Premiums increased for the 20th consecutive quarter in Q3 2022, with respondents reporting an average premium increase across all account sizes of 8.1%, up from the increase of 7.1% recorded in Q2.
Prices remained relatively stable in Q3 2022 for most lines of business, with prices increasing by an average of 7.0% across all lines of business. Workers compensation prices continued to decrease, at an average of – 0.7%. It was the only line that saw a decrease.
Inflation was top of mind for brokers this quarter—95% of respondents agreed inflation had influenced key market trends such as premium pricing. Its influence was also felt in the talent arena, with multiple respondents saying hiring or replacing employees had become more expensive because of inflation.
The commercial property and cyber lines of business remained concerns for respondents. Natural catastrophes and inflation exerted upward pressure on property premiums. And while respondents signaled some relief in cyber prices, they still highlighted strict underwriting, reduced limits, and higher deductibles across the board for that line.
Commercial auto was affected by inflation driving up the cost for repairs, and thus claim costs.

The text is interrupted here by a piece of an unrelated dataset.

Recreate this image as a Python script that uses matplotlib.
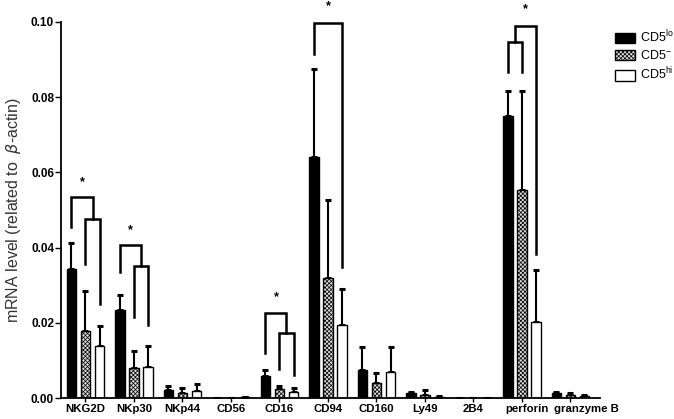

Auto claims were also up, possibly due to the post-pandemic resurgence in retail and the increasing number of employees commuting to the office all contributing to more vehicles on the road.
Regarding current market conditions, respondents saw an opportunity to show their value to clients by assisting them with implementing robust risk mitigation techniques to bring premiums down.
Respondents also saw an opportunity to take advantage of the increasing popularity of “work from anywhere” to search for talent outside of their geographical area in order to address talent needs.